▶ **SET PROBLEM**
Starting at the first line of the listing below, repeat each line exactly until the line containing "1.565, 1.585, 1.595];", which you include. Leave out pictures.
※ ※ ※
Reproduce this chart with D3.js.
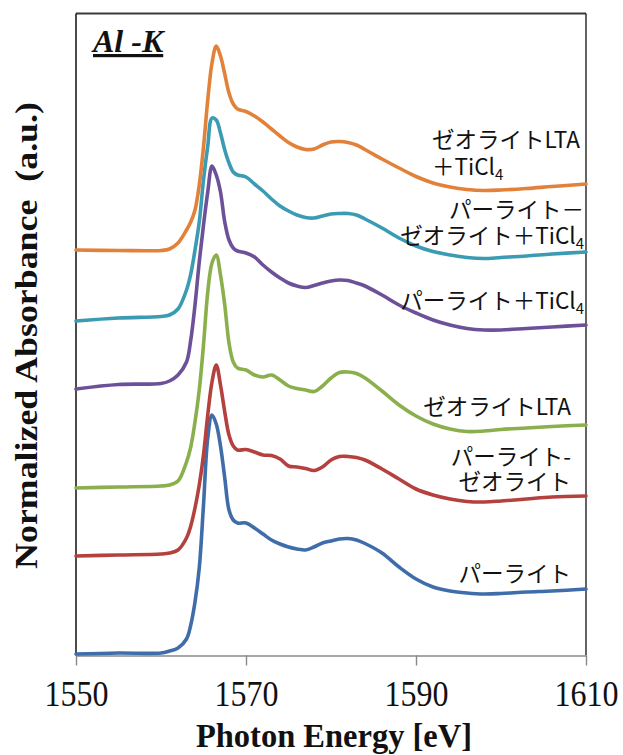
<!DOCTYPE html>
<html>
<head>
<meta charset="utf-8">
<script src="https://cdn.jsdelivr.net/npm/d3@7"></script>
<style>
  html, body { margin: 0; padding: 0; background: #fff; }
  svg { display: block; }
</style>
</head>
<body>
<script>
// ---------------- DATA ----------------
const energy = [1550, 1555, 1560, 1561, 1562, 1563, 1563.5, 1564, 1564.5, 1565, 1565.5, 1566, 1566.5,
  1567, 1567.5, 1568, 1568.5, 1569, 1570, 1571, 1572, 1573, 1574, 1575, 1576, 1577, 1578, 1579,
  1580, 1581, 1582, 1583, 1584, 1586, 1588, 1590, 1592, 1594, 1596, 1598, 1600, 1603, 1606, 1610];

// stacked (offset) normalized absorbance, a.u.
const pearlite = [0.015, 0.025, 0.025, 0.045, 0.075, 0.165, 0.305, 0.535, 0.875, 1.505, 2.175, 2.405, 2.315,
  2.095, 1.775, 1.455, 1.355, 1.325, 1.325, 1.275, 1.215, 1.155, 1.115, 1.085, 1.065, 1.055, 1.085, 1.125,
  1.145, 1.165, 1.17, 1.155, 1.12, 1.025, 0.885, 0.765, 0.685, 0.645, 0.625, 0.615, 0.62, 0.635, 0.645, 0.665];

const pearliteZeolite = [0.995, 1.005, 1.015, 1.025, 1.055, 1.175, 1.295, 1.475, 1.705, 2.005, 2.405, 2.735, 2.905,
  2.705, 2.435, 2.205, 2.095, 2.055, 2.06, 2.035, 2.005, 2.0, 1.965, 1.895, 1.885, 1.87, 1.85, 1.885,
  1.955, 1.99, 1.99, 1.98, 1.955, 1.865, 1.765, 1.665, 1.605, 1.565, 1.54, 1.535, 1.545, 1.565, 1.585, 1.595];

const zeoliteLTA = [1.675, 1.685, 1.695, 1.705, 1.745, 1.935, 2.085, 2.335, 2.655, 3.105, 3.635, 3.925, 4.005,
  3.805, 3.505, 3.125, 2.935, 2.875, 2.855, 2.805, 2.785, 2.805, 2.755, 2.695, 2.67, 2.655, 2.64, 2.695,
  2.775, 2.83, 2.835, 2.82, 2.775, 2.645, 2.505, 2.395, 2.315, 2.265, 2.24, 2.245, 2.26, 2.275, 2.29, 2.305];

const pearliteTiCl4 = [2.665, 2.71, 2.72, 2.745, 2.805, 2.935, 3.155, 3.505, 3.935, 4.305, 4.635, 4.895, 4.805,
  4.635, 4.335, 4.155, 4.075, 4.045, 4.025, 3.985, 3.905, 3.835, 3.775, 3.725, 3.695, 3.68, 3.70, 3.725,
  3.745, 3.755, 3.75, 3.725, 3.695, 3.605, 3.505, 3.425, 3.355, 3.305, 3.27, 3.255, 3.255, 3.27, 3.285, 3.305];

const pearliteZeoliteTiCl4 = [3.345, 3.375, 3.39, 3.405, 3.465, 3.655, 3.815, 4.055, 4.335, 4.755, 5.095, 5.375, 5.355,
  5.225, 5.055, 4.925, 4.835, 4.805, 4.785, 4.715, 4.645, 4.565, 4.495, 4.445, 4.405, 4.38, 4.375, 4.395,
  4.415, 4.42, 4.42, 4.405, 4.365, 4.275, 4.175, 4.095, 4.04, 4.005, 3.98, 3.97, 3.98, 3.995, 4.015, 4.035];

const zeoliteLTATiCl4 = [4.055, 4.05, 4.05, 4.065, 4.125, 4.255, 4.335, 4.455, 4.705, 5.085, 5.555, 5.925, 6.095,
  5.995, 5.815, 5.625, 5.515, 5.465, 5.44, 5.395, 5.335, 5.265, 5.195, 5.13, 5.085, 5.06, 5.065, 5.105,
  5.135, 5.14, 5.13, 5.105, 5.06, 4.965, 4.875, 4.79, 4.725, 4.685, 4.66, 4.65, 4.655, 4.67, 4.69, 4.715];

const seriesNames = ["パーライト", "パーライト-ゼオライト", "ゼオライトLTA", "パーライト＋TiCl4", "パーライト－ゼオライト＋TiCl4", "ゼオライトLTA＋TiCl4"];
const seriesValues = [pearlite, pearliteZeolite, zeoliteLTA, pearliteTiCl4, pearliteZeoliteTiCl4, zeoliteLTATiCl4];
const xTicks = [1550, 1570, 1590, 1610];

// label lines for each series: [text, subscript]
const labelLines = [
  [["パーライト", ""]],
  [["パーライト-", ""], ["ゼオライト", ""]],
  [["ゼオライトLTA", ""]],
  [["パーライト＋TiCl", "4"]],
  [["パーライト－", ""], ["ゼオライト＋TiCl", "4"]],
  [["ゼオライトLTA", ""], ["＋TiCl", "4"]]
];

// ---------------- STYLE / LAYOUT ----------------
const colors = ["#3F6DAA", "#B5413F", "#8AAF4C", "#6D5198", "#3B9BB3", "#E2823A"];
const labelLayout = [
  { x: 571, y: 582, anchor: "end", gap: 25 },
  { x: 571, y: 465, anchor: "end", gap: 25 },
  { x: 571, y: 415, anchor: "end", gap: 25 },
  { x: 584, y: 309, anchor: "end", gap: 25 },
  { x: 584, y: 218, anchor: "end", gap: 26 },
  { x: 432, y: 148, anchor: "start", gap: 27 }
];

const W = 623, H = 755;
const plot = { left: 76, right: 586, top: 13.5, bottom: 655.5 };

const svg = d3.select("body").append("svg")
  .attr("width", W).attr("height", H)
  .style("background", "#fff");

const x = d3.scaleLinear().domain([1550, 1610]).range([plot.left, plot.right]);
const y = d3.scaleLinear().domain([0, 6.42]).range([plot.bottom, plot.top]);

// frame
svg.append("line").attr("x1", plot.left).attr("x2", plot.right).attr("y1", plot.top).attr("y2", plot.top)
  .attr("stroke", "#3a3a3a").attr("stroke-width", 2);
svg.append("line").attr("x1", plot.left).attr("x2", plot.left).attr("y1", plot.top).attr("y2", plot.bottom)
  .attr("stroke", "#111").attr("stroke-width", 1.5);
svg.append("line").attr("x1", plot.right).attr("x2", plot.right).attr("y1", plot.top).attr("y2", plot.bottom)
  .attr("stroke", "#111").attr("stroke-width", 1.3);

// x axis
const xAxis = d3.axisBottom(x).tickValues(xTicks).tickFormat(d3.format("d")).tickSizeInner(10).tickSizeOuter(0);
const gx = svg.append("g").attr("transform", `translate(0,${plot.bottom})`).call(xAxis);
gx.select(".domain").attr("stroke", "#888").attr("stroke-width", 1.6);
gx.selectAll(".tick line").attr("stroke", "#888").attr("stroke-width", 1.4);
gx.selectAll(".tick text")
  .attr("font-family", "'Liberation Serif', 'Times New Roman', serif")
  .attr("font-size", 32).attr("fill", "#111")
  .attr("y", 0).attr("dy", 0)
  .attr("transform", "translate(0,50.5) scale(1,1.1)");

// axis titles
svg.append("text")
  .attr("transform", `translate(${(plot.left + plot.right) / 2 + 3},747) scale(1,1.05)`)
  .attr("text-anchor", "middle")
  .attr("font-family", "'Liberation Serif', 'Times New Roman', serif")
  .attr("font-weight", "bold").attr("font-size", 32.5).attr("fill", "#111")
  .text("Photon Energy [eV]");

svg.append("text")
  .attr("transform", `translate(37,${(plot.top + plot.bottom) / 2 + 1}) rotate(-90) scale(1.12,1)`)
  .attr("text-anchor", "middle")
  .attr("font-family", "'Liberation Serif', 'Times New Roman', serif")
  .attr("font-weight", "bold").attr("font-size", 32).attr("fill", "#111")
  .attr("xml:space", "preserve")
  .text("Normalized Absorbance  (a.u.)");

// panel title
svg.append("text")
  .attr("x", 93).attr("y", 52)
  .attr("font-family", "'Liberation Serif', 'Times New Roman', serif")
  .attr("font-weight", "bold").attr("font-style", "italic").attr("font-size", 32)
  .attr("text-decoration", "underline").attr("fill", "#111")
  .attr("xml:space", "preserve")
  .text("Al -K");

// spectra
const line = d3.line()
  .x((d, i) => x(energy[i]))
  .y(d => y(d))
  .curve(d3.curveCatmullRom.alpha(0.5));

svg.append("g").selectAll("path")
  .data(seriesValues)
  .join("path")
  .attr("d", d => line(d))
  .attr("fill", "none")
  .attr("stroke", (d, i) => colors[i])
  .attr("stroke-width", 3.6)
  .attr("stroke-linejoin", "round")
  .attr("stroke-linecap", "round");

// labels
const lg = svg.append("g")
  .attr("font-family", "'Noto Sans CJK JP', 'Noto Sans', sans-serif")
  .attr("font-size", 22.5).attr("fill", "#111");
labelLines.forEach((lines, i) => {
  const L = labelLayout[i];
  lines.forEach((ln, j) => {
    const t = lg.append("text")
      .attr("x", L.x).attr("y", L.y + j * L.gap)
      .attr("text-anchor", L.anchor);
    t.append("tspan").text(ln[0]);
    if (ln[1]) {
      t.append("tspan").attr("font-size", 15).attr("dy", 5).text(ln[1]);
    }
  });
});
</script>
</body>
</html>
※ ※ ※
▶ **EXPECTED ANSWER**
Reproduce this chart with D3.js.
<!DOCTYPE html>
<html>
<head>
<meta charset="utf-8">
<script src="https://cdn.jsdelivr.net/npm/d3@7"></script>
<style>
  html, body { margin: 0; padding: 0; background: #fff; }
  svg { display: block; }
</style>
</head>
<body>
<script>
// ---------------- DATA ----------------
const energy = [1550, 1555, 1560, 1561, 1562, 1563, 1563.5, 1564, 1564.5, 1565, 1565.5, 1566, 1566.5,
  1567, 1567.5, 1568, 1568.5, 1569, 1570, 1571, 1572, 1573, 1574, 1575, 1576, 1577, 1578, 1579,
  1580, 1581, 1582, 1583, 1584, 1586, 1588, 1590, 1592, 1594, 1596, 1598, 1600, 1603, 1606, 1610];

// stacked (offset) normalized absorbance, a.u.
const pearlite = [0.015, 0.025, 0.025, 0.045, 0.075, 0.165, 0.305, 0.535, 0.875, 1.505, 2.175, 2.405, 2.315,
  2.095, 1.775, 1.455, 1.355, 1.325, 1.325, 1.275, 1.215, 1.155, 1.115, 1.085, 1.065, 1.055, 1.085, 1.125,
  1.145, 1.165, 1.17, 1.155, 1.12, 1.025, 0.885, 0.765, 0.685, 0.645, 0.625, 0.615, 0.62, 0.635, 0.645, 0.665];

const pearliteZeolite = [0.995, 1.005, 1.015, 1.025, 1.055, 1.175, 1.295, 1.475, 1.705, 2.005, 2.405, 2.735, 2.905,
  2.705, 2.435, 2.205, 2.095, 2.055, 2.06, 2.035, 2.005, 2.0, 1.965, 1.895, 1.885, 1.87, 1.85, 1.885,
  1.955, 1.99, 1.99, 1.98, 1.955, 1.865, 1.765, 1.665, 1.605, 1.565, 1.54, 1.535, 1.545, 1.565, 1.585, 1.595];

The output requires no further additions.